Stated goal: Using the entries shown below, output the line containing "Convert this chart to Plotly.js code.", the line containing "const xTickVals = [0, 20, 40, 60, 80, 100];", and every line between them, exactly. Pictures are omitted.

Record set:

# # #

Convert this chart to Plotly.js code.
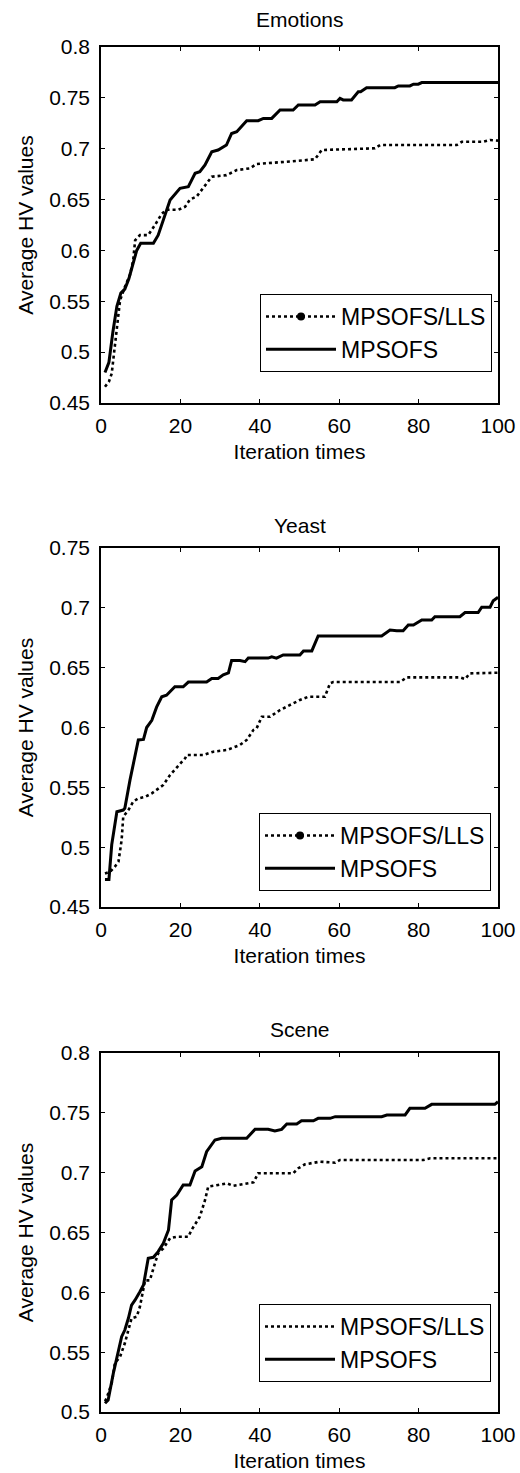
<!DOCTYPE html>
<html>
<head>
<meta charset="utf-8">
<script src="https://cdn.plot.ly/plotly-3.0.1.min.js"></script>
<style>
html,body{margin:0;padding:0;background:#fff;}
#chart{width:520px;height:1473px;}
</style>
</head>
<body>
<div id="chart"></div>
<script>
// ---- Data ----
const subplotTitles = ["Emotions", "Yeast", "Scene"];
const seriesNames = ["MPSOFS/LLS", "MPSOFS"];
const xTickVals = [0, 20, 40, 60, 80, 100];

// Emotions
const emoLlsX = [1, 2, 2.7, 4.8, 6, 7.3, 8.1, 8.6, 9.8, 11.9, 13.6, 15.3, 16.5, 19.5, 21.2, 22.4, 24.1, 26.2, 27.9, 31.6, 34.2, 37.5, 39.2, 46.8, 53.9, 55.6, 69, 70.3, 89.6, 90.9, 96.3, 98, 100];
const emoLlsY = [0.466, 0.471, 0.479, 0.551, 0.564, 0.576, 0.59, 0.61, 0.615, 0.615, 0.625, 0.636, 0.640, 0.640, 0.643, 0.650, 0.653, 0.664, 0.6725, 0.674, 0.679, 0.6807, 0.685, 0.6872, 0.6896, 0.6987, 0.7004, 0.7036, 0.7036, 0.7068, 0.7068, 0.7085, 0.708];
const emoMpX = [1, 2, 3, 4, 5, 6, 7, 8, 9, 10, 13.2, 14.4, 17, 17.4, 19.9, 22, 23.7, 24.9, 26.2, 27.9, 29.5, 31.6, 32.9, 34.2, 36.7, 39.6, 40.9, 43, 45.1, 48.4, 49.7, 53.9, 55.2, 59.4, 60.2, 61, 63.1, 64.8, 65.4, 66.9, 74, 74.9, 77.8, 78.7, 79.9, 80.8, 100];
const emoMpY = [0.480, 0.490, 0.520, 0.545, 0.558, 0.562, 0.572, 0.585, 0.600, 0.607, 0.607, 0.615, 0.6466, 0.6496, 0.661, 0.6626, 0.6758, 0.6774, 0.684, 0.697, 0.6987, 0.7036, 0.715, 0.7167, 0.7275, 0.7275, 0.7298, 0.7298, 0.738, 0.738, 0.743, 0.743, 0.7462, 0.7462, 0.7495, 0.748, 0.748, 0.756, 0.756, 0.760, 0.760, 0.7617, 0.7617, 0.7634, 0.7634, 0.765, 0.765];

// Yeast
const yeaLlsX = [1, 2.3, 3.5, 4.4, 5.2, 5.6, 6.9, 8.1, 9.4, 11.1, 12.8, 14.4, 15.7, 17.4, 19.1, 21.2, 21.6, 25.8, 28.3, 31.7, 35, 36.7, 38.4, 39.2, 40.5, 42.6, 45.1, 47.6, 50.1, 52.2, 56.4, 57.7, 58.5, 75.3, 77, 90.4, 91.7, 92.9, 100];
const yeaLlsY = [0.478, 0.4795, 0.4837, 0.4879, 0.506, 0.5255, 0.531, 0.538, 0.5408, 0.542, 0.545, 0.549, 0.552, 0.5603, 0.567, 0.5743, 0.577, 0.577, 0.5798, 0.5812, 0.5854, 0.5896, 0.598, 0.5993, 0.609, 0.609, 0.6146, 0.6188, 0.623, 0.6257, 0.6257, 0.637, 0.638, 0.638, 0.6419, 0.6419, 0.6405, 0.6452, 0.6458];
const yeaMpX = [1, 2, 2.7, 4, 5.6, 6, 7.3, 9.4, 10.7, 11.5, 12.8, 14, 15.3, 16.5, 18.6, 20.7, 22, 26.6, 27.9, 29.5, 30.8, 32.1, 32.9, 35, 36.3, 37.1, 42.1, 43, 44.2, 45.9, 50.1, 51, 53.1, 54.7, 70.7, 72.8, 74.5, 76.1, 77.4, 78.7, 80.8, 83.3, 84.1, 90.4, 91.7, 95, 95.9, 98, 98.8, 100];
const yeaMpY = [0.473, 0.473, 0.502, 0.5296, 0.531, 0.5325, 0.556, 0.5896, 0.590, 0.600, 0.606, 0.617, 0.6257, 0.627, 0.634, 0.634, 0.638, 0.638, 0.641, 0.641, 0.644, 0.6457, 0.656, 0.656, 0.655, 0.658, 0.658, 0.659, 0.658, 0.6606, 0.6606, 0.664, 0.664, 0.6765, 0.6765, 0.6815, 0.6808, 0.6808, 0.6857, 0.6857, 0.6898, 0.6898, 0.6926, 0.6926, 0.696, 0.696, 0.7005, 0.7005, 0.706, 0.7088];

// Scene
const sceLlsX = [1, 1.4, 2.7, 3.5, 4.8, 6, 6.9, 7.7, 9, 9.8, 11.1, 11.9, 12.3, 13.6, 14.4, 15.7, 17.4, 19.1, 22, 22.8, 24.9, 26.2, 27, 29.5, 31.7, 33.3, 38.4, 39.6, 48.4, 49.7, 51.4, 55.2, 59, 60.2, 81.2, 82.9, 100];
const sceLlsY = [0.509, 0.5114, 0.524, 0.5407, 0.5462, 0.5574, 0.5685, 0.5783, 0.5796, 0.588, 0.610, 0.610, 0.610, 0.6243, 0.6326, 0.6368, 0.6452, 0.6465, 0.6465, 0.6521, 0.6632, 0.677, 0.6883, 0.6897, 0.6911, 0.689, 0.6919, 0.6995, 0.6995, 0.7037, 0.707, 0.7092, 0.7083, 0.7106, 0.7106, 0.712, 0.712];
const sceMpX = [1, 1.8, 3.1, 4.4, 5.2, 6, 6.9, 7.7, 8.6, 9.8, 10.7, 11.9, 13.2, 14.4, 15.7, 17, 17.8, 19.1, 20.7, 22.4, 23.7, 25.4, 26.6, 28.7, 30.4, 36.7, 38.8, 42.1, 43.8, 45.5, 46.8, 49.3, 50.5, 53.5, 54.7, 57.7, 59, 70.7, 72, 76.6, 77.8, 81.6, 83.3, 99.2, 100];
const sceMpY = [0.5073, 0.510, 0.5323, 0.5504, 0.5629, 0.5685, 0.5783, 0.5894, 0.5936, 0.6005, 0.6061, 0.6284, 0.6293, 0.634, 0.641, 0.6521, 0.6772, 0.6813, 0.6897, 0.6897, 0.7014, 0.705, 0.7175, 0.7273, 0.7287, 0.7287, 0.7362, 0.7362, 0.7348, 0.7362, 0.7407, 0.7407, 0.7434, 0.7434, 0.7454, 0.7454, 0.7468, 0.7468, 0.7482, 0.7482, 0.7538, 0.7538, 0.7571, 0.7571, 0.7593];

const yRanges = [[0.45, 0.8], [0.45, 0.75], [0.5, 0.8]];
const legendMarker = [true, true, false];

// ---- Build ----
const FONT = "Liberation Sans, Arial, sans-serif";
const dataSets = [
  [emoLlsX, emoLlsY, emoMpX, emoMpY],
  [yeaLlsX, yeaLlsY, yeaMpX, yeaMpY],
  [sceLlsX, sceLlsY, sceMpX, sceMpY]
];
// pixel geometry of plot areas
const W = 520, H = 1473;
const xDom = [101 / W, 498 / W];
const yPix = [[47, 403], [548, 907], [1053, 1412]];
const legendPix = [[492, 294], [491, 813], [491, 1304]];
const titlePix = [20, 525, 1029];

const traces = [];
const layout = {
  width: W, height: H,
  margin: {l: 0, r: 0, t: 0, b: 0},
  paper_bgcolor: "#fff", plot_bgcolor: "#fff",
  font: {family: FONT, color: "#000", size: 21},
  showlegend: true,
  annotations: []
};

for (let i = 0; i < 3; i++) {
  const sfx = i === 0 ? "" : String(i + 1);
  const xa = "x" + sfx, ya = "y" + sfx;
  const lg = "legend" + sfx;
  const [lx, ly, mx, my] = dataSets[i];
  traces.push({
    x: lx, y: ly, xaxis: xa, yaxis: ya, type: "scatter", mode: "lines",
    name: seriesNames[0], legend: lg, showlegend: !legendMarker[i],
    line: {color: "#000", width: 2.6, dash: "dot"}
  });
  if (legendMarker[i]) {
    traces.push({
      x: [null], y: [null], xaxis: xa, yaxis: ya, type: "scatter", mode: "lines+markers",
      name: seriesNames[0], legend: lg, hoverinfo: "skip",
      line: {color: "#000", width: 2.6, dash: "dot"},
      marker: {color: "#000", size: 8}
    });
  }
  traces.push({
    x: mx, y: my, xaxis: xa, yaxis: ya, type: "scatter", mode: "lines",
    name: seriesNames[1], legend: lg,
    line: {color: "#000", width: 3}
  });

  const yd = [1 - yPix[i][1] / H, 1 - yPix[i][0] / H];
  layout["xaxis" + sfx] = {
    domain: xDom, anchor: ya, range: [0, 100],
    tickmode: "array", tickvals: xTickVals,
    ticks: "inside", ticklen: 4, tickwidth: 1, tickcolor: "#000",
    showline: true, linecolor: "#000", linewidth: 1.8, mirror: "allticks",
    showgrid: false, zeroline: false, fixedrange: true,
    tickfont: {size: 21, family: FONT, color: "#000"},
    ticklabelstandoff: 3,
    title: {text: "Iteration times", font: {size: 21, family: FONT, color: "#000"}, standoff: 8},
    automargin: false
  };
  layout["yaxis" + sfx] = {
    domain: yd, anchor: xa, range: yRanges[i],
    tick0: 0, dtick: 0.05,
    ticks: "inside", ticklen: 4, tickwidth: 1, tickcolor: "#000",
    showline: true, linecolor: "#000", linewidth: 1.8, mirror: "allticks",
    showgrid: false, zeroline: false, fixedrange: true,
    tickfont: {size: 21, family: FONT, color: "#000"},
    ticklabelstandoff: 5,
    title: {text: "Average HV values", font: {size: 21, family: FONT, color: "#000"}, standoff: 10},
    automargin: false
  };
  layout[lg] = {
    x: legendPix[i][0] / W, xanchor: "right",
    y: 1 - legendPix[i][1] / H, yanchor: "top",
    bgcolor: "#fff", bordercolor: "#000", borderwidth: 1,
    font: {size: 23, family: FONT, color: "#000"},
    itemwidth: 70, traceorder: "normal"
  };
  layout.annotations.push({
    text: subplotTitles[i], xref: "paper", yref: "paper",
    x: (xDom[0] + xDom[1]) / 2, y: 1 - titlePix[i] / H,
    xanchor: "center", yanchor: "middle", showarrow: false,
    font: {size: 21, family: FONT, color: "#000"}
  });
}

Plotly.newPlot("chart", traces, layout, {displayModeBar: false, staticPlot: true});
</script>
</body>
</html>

# # #

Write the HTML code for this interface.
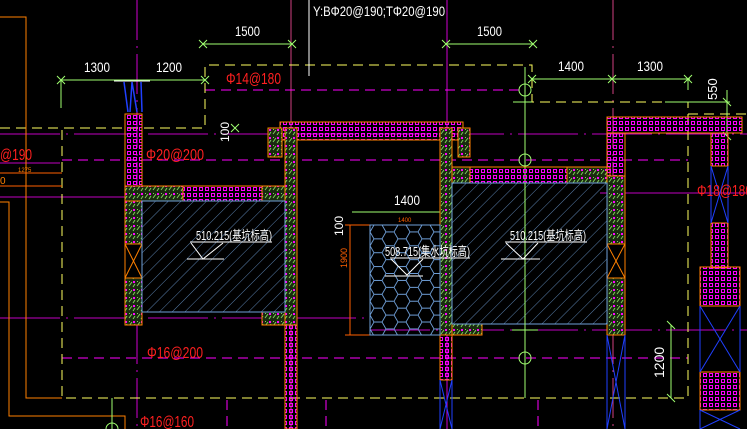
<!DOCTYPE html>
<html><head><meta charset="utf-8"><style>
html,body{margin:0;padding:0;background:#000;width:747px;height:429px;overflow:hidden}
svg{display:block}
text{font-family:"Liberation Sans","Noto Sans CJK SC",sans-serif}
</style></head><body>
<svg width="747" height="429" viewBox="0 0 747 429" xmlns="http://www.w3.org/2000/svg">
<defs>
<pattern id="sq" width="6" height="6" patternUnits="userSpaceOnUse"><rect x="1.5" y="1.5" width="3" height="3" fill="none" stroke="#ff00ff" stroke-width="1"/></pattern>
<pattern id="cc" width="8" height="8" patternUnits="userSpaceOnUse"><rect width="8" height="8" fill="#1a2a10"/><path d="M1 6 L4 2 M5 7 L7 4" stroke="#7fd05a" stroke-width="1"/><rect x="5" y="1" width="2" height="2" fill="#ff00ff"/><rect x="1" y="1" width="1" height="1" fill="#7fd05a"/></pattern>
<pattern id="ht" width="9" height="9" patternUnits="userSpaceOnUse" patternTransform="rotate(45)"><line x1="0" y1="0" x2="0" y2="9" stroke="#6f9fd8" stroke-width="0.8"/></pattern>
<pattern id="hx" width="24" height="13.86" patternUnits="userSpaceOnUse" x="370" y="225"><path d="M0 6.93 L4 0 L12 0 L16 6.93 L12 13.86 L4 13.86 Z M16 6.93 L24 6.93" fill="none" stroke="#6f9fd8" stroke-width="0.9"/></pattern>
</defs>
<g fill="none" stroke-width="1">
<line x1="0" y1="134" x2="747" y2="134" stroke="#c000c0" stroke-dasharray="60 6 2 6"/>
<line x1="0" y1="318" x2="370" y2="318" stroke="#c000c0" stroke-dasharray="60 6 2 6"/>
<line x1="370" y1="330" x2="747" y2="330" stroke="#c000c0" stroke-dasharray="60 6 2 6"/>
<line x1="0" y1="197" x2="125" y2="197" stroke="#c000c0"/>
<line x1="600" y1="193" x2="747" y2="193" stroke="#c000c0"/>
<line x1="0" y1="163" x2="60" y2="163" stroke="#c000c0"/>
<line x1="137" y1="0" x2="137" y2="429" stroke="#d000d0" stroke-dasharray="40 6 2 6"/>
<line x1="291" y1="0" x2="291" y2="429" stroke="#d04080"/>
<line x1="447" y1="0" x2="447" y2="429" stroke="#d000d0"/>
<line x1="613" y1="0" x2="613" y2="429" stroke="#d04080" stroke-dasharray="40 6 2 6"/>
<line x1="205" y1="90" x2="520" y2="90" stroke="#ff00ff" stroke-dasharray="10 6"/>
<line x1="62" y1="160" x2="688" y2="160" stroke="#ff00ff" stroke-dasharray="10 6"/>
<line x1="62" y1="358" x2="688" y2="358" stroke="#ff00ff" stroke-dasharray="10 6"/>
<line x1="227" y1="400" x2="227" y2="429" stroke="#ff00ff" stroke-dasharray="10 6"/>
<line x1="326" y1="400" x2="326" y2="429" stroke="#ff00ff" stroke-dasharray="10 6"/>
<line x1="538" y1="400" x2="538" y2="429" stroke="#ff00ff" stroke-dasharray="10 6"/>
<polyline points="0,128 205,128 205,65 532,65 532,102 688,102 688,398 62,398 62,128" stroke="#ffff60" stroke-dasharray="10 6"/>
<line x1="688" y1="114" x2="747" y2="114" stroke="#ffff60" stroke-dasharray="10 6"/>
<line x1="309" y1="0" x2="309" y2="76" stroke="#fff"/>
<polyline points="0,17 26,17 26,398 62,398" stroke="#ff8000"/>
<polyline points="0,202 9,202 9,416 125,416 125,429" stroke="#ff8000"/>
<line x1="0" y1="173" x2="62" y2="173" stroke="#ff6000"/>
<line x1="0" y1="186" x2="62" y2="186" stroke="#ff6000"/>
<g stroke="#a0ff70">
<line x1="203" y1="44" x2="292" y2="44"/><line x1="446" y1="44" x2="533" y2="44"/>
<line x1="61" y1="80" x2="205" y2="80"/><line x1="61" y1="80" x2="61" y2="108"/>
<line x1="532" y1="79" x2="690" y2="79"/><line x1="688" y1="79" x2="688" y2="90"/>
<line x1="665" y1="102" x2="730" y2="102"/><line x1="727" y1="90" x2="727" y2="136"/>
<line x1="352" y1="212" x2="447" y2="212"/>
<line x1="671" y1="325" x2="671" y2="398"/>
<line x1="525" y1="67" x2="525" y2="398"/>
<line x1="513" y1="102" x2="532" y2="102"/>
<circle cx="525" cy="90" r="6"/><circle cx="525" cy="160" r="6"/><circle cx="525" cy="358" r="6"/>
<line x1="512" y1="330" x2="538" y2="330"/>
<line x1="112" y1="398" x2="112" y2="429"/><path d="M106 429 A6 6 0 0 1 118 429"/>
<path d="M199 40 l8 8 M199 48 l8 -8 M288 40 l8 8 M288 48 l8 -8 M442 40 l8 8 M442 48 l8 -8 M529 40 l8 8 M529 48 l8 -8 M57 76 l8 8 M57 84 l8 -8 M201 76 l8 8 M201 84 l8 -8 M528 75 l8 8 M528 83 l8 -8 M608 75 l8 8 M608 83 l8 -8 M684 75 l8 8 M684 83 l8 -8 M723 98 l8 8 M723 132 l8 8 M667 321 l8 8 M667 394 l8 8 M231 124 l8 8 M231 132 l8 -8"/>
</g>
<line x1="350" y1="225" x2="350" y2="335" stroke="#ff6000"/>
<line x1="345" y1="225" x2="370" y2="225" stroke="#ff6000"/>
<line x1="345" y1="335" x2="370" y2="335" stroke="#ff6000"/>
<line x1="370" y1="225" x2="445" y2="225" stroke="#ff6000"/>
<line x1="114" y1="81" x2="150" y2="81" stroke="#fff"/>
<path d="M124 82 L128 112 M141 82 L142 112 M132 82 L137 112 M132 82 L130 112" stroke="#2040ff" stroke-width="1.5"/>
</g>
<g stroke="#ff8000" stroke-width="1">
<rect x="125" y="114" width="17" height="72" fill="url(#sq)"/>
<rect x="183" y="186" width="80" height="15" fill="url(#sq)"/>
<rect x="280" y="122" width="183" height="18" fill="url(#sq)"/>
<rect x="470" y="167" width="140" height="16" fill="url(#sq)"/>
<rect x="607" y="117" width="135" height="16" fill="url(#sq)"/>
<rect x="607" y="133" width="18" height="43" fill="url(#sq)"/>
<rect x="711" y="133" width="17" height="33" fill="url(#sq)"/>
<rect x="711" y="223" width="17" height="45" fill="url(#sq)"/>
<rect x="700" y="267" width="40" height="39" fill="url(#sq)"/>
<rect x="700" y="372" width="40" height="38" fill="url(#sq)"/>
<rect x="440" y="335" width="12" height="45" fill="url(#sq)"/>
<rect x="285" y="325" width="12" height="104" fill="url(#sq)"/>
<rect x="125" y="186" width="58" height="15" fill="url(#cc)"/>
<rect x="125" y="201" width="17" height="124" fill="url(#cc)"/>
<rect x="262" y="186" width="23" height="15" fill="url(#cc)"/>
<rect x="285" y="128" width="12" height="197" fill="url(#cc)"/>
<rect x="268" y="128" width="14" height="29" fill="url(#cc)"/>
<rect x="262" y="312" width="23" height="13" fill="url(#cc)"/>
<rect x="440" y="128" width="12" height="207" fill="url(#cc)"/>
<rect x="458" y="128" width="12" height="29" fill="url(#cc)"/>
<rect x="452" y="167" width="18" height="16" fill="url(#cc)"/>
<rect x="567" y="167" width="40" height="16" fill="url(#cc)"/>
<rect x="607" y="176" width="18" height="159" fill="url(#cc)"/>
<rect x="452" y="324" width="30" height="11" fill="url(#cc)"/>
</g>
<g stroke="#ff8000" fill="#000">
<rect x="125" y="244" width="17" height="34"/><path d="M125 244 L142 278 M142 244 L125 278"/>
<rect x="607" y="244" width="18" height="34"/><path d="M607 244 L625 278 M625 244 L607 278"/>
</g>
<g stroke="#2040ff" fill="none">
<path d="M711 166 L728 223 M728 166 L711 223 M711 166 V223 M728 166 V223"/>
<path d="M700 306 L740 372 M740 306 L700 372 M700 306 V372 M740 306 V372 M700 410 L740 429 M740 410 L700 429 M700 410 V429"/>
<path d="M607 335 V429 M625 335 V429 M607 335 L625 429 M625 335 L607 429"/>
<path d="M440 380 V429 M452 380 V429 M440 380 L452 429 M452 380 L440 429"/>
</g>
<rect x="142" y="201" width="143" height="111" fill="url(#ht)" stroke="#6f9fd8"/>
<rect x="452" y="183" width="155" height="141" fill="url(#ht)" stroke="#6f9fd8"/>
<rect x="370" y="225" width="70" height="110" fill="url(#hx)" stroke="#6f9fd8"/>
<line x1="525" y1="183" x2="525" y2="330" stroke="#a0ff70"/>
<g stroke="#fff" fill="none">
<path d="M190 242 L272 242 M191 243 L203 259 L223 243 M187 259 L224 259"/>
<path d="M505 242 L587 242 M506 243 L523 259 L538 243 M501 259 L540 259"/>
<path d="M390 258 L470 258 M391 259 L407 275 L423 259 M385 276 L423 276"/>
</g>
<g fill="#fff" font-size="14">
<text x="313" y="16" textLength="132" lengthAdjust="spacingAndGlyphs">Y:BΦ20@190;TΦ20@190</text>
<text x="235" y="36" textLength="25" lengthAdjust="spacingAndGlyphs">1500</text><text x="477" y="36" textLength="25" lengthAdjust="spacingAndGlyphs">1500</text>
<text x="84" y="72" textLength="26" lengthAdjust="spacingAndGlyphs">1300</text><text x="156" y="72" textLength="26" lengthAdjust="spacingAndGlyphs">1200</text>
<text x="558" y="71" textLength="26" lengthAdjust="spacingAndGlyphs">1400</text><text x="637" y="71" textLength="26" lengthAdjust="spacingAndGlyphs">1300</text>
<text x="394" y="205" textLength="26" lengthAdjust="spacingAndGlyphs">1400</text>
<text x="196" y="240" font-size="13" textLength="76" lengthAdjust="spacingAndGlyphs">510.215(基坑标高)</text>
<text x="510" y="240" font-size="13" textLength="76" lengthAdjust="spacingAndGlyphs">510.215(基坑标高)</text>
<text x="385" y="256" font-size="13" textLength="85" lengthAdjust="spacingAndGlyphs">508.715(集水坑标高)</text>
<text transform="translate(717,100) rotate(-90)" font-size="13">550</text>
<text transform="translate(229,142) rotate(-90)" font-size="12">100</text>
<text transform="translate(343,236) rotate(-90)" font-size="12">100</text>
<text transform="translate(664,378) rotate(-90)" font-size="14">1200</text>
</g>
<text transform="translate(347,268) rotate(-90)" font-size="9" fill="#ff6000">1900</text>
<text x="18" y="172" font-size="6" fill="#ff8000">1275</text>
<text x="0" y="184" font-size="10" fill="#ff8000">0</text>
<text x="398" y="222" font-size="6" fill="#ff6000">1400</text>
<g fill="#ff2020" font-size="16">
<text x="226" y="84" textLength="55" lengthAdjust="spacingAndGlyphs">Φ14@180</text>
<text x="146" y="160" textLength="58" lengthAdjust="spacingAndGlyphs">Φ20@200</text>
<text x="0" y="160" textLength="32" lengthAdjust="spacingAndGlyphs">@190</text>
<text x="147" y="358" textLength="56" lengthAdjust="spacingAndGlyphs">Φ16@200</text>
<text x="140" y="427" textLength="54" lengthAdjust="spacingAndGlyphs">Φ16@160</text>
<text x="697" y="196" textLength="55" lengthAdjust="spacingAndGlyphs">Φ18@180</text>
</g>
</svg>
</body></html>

# # #

Output of the exercise:
Convert this chart to Plotly.js code.
<!DOCTYPE html>
<html>
<head>
<meta charset="utf-8">
<script src="https://cdn.plot.ly/plotly-3.0.1.min.js"></script>
<style>
html,body{margin:0;padding:0;background:#fff;}
#chart{width:520px;height:1473px;}
</style>
</head>
<body>
<div id="chart"></div>
<script>
// ---- Data ----
const subplotTitles = ["Emotions", "Yeast", "Scene"];
const seriesNames = ["MPSOFS/LLS", "MPSOFS"];
const xTickVals = [0, 20, 40, 60, 80, 100];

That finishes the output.